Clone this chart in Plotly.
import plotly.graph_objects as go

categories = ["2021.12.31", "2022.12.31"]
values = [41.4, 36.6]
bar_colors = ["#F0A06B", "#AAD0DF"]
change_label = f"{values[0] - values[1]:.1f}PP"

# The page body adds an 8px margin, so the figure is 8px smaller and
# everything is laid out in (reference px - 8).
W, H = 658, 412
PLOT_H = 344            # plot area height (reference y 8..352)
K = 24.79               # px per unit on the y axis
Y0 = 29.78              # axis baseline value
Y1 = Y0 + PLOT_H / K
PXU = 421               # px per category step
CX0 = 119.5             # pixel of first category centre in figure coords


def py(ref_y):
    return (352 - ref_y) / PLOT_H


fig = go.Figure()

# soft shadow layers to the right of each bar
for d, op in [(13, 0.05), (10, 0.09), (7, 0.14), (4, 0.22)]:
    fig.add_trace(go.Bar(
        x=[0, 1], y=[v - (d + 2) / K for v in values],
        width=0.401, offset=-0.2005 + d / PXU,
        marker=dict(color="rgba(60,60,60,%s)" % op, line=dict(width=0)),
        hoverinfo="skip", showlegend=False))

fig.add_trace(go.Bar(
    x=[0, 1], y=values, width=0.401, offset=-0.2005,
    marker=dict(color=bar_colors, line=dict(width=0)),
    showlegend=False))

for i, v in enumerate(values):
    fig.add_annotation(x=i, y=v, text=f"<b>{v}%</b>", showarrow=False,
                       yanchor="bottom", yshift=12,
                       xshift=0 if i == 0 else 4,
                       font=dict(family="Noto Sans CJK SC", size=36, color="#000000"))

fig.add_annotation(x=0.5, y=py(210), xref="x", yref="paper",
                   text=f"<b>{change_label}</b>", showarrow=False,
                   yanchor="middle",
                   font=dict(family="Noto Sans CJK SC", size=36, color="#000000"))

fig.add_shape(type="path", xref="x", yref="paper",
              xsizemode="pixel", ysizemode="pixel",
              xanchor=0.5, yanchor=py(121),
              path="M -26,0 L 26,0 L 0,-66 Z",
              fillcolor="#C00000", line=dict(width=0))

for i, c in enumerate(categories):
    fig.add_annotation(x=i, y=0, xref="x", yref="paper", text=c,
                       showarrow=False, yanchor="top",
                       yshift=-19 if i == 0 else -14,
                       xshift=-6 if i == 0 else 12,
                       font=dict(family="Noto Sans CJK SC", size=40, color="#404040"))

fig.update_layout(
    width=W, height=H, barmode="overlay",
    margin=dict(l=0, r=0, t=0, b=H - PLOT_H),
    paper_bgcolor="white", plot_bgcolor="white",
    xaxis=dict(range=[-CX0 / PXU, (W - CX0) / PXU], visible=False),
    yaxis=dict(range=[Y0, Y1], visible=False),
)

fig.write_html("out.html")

────────

Quote each line of the data above exactly as written.

Clone this chart in Plotly.
import plotly.graph_objects as go

categories = ["2021.12.31", "2022.12.31"]
values = [41.4, 36.6]
bar_colors = ["#F0A06B", "#AAD0DF"]
change_label = f"{values[0] - values[1]:.1f}PP"

# The page body adds an 8px margin, so the figure is 8px smaller and
# everything is laid out in (reference px - 8).
W, H = 658, 412
PLOT_H = 344            # plot area height (reference y 8..352)
K = 24.79               # px per unit on the y axis
Y0 = 29.78              # axis baseline value
Y1 = Y0 + PLOT_H / K
PXU = 421               # px per category step
CX0 = 119.5             # pixel of first category centre in figure coords


def py(ref_y):
    return (352 - ref_y) / PLOT_H


fig = go.Figure()

# soft shadow layers to the right of each bar
for d, op in [(13, 0.05), (10, 0.09), (7, 0.14), (4, 0.22)]:
    fig.add_trace(go.Bar(
        x=[0, 1], y=[v - (d + 2) / K for v in values],
        width=0.401, offset=-0.2005 + d / PXU,
        marker=dict(color="rgba(60,60,60,%s)" % op, line=dict(width=0)),
        hoverinfo="skip", showlegend=False))

fig.add_trace(go.Bar(
    x=[0, 1], y=values, width=0.401, offset=-0.2005,
    marker=dict(color=bar_colors, line=dict(width=0)),
    showlegend=False))

for i, v in enumerate(values):
    fig.add_annotation(x=i, y=v, text=f"<b>{v}%</b>", showarrow=False,
                       yanchor="bottom", yshift=12,
                       xshift=0 if i == 0 else 4,
                       font=dict(family="Noto Sans CJK SC", size=36, color="#000000"))

fig.add_annotation(x=0.5, y=py(210), xref="x", yref="paper",
                   text=f"<b>{change_label}</b>", showarrow=False,
                   yanchor="middle",
                   font=dict(family="Noto Sans CJK SC", size=36, color="#000000"))

fig.add_shape(type="path", xref="x", yref="paper",
              xsizemode="pixel", ysizemode="pixel",
              xanchor=0.5, yanchor=py(121),
              path="M -26,0 L 26,0 L 0,-66 Z",
              fillcolor="#C00000", line=dict(width=0))

for i, c in enumerate(categories):
    fig.add_annotation(x=i, y=0, xref="x", yref="paper", text=c,
                       showarrow=False, yanchor="top",
                       yshift=-19 if i == 0 else -14,
                       xshift=-6 if i == 0 else 12,
                       font=dict(family="Noto Sans CJK SC", size=40, color="#404040"))

fig.update_layout(
    width=W, height=H, barmode="overlay",
    margin=dict(l=0, r=0, t=0, b=H - PLOT_H),
    paper_bgcolor="white", plot_bgcolor="white",
    xaxis=dict(range=[-CX0 / PXU, (W - CX0) / PXU], visible=False),
    yaxis=dict(range=[Y0, Y1], visible=False),
)

fig.write_html("out.html")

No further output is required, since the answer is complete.